DIRECTIVE. Return each line containing "this".

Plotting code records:
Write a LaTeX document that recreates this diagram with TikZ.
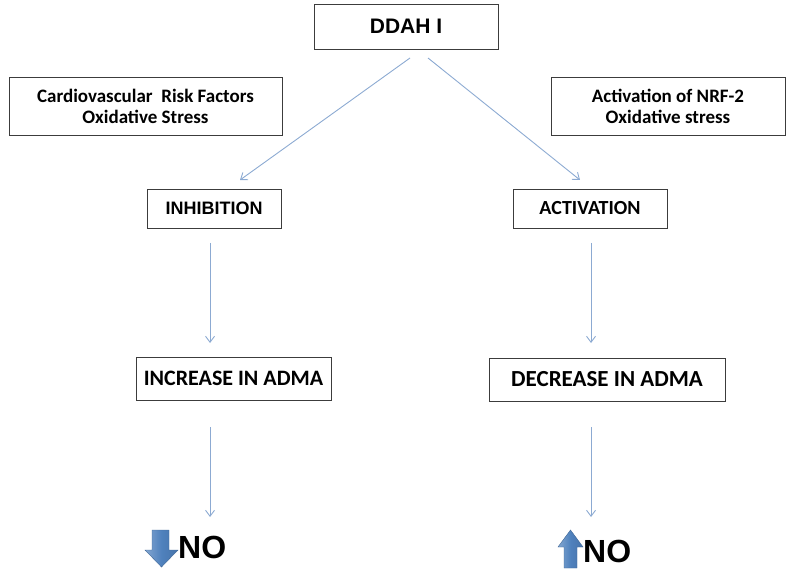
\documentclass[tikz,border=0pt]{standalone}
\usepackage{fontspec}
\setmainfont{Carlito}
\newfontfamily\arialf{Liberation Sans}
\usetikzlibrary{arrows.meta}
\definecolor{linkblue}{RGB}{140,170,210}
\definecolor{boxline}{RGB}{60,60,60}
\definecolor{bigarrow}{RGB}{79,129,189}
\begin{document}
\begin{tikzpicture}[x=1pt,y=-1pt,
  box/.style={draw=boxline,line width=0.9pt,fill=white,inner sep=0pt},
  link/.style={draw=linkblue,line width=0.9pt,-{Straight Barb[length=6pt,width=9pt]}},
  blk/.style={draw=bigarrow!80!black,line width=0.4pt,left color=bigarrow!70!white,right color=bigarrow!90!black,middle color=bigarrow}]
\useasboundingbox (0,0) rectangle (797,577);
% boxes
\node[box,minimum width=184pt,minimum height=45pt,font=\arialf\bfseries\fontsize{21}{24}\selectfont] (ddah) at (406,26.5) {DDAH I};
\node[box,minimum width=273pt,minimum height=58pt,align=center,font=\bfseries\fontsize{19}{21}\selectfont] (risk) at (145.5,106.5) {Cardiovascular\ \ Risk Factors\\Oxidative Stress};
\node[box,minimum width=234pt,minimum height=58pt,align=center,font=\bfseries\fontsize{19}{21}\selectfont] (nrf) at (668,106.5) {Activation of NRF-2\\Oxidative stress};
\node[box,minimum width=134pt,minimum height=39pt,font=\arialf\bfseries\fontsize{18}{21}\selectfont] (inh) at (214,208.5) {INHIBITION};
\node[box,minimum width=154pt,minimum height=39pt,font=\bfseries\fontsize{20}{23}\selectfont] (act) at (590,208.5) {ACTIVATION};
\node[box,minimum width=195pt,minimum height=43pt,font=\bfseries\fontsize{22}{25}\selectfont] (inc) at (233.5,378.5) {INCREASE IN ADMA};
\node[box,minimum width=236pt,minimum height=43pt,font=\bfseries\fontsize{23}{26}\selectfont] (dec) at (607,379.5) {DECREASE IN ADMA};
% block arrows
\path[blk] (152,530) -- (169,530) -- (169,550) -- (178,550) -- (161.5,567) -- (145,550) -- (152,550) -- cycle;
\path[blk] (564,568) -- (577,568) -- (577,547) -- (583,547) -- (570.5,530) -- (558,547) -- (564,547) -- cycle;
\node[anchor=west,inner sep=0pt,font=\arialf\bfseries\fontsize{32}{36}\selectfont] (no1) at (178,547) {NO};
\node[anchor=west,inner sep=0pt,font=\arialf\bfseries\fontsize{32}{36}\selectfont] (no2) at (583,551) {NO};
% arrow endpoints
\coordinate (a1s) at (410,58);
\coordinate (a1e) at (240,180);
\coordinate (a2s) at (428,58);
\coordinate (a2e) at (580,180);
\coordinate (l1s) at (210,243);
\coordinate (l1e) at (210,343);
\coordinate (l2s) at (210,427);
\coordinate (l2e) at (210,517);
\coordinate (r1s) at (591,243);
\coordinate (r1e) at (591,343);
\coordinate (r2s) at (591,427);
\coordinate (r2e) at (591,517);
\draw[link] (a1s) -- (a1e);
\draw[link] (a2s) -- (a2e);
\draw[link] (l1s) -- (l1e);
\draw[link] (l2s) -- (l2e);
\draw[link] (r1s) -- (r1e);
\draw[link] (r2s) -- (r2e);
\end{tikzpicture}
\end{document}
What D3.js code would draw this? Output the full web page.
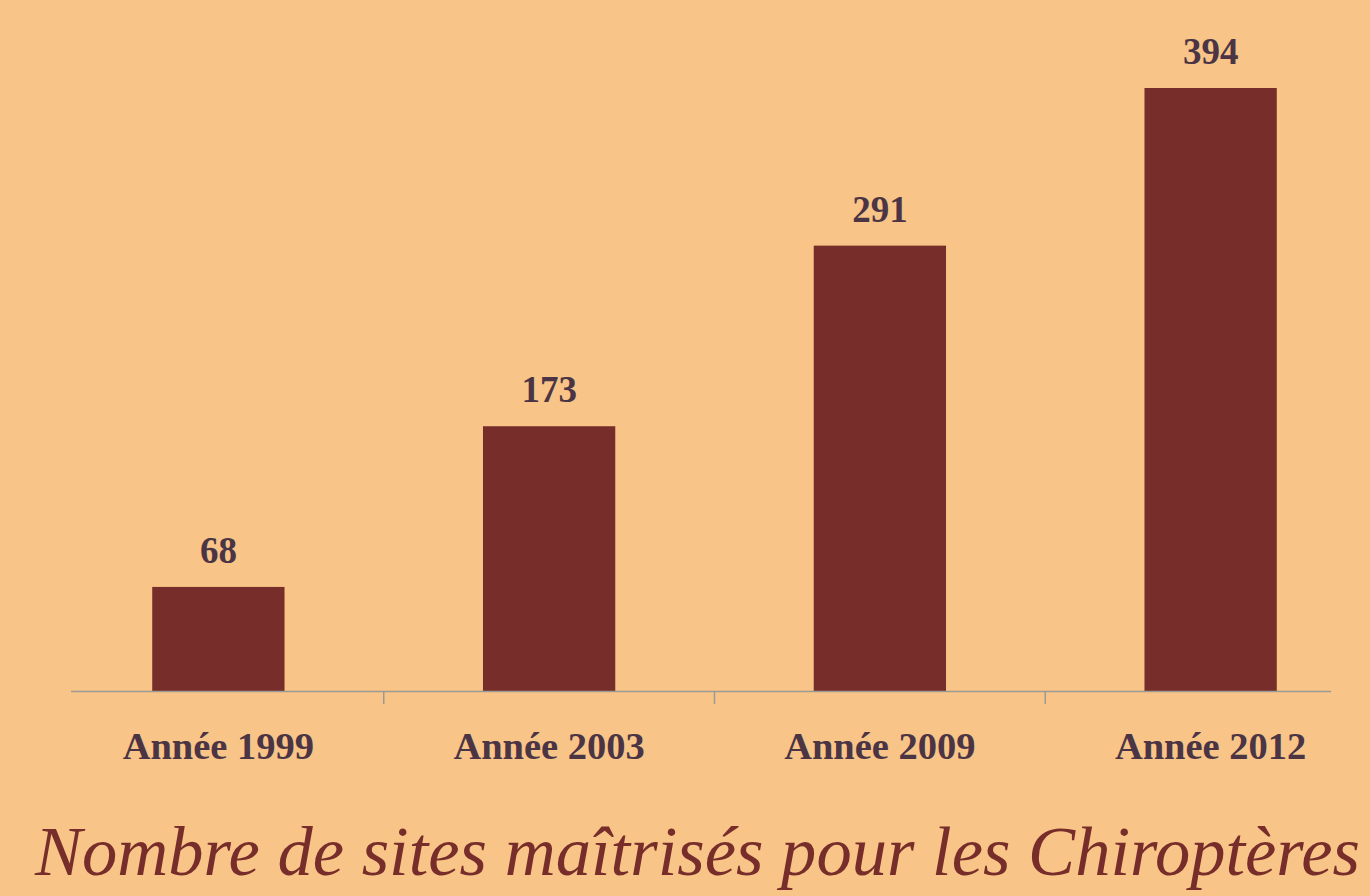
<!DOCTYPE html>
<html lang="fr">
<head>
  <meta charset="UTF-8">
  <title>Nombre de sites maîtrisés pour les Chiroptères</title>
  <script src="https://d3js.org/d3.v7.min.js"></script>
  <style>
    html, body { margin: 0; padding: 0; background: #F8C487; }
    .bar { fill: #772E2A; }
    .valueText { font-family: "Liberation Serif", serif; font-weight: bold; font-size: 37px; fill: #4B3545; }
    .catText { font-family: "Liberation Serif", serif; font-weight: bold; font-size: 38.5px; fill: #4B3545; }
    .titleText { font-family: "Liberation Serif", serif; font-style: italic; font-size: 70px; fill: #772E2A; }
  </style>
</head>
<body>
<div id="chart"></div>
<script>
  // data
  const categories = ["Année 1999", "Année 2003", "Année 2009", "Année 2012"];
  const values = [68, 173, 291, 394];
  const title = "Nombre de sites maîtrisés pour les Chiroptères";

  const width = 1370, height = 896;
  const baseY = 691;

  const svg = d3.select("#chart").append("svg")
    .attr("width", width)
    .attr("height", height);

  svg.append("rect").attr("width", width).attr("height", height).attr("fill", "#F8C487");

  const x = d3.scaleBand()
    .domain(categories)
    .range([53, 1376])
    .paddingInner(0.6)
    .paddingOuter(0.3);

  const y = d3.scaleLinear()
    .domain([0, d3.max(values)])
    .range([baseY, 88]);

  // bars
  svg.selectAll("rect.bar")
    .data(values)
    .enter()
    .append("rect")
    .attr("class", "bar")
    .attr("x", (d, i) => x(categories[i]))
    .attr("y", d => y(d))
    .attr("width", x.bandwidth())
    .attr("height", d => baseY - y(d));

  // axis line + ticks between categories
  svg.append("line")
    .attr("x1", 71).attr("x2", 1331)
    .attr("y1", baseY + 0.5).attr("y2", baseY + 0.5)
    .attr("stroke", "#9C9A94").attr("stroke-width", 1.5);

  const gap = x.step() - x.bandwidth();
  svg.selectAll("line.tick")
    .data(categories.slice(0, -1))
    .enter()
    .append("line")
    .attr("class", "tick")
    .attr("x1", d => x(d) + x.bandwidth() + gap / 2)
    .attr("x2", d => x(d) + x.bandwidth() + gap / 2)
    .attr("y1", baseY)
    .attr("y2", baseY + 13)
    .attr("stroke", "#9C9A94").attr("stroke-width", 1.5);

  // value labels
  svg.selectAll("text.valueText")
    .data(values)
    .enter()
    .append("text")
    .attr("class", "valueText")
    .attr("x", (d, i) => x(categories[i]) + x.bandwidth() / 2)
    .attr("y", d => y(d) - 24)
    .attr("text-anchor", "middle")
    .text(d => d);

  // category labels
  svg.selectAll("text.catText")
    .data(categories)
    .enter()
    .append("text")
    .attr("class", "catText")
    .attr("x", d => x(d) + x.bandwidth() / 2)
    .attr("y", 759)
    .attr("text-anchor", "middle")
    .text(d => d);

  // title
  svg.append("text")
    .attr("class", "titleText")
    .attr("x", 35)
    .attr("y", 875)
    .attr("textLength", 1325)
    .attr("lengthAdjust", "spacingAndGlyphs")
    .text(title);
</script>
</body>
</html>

FULL ANSWER.
Write a LaTeX document that recreates this diagram with TikZ.
What D3.js code would draw this? Output the full web page.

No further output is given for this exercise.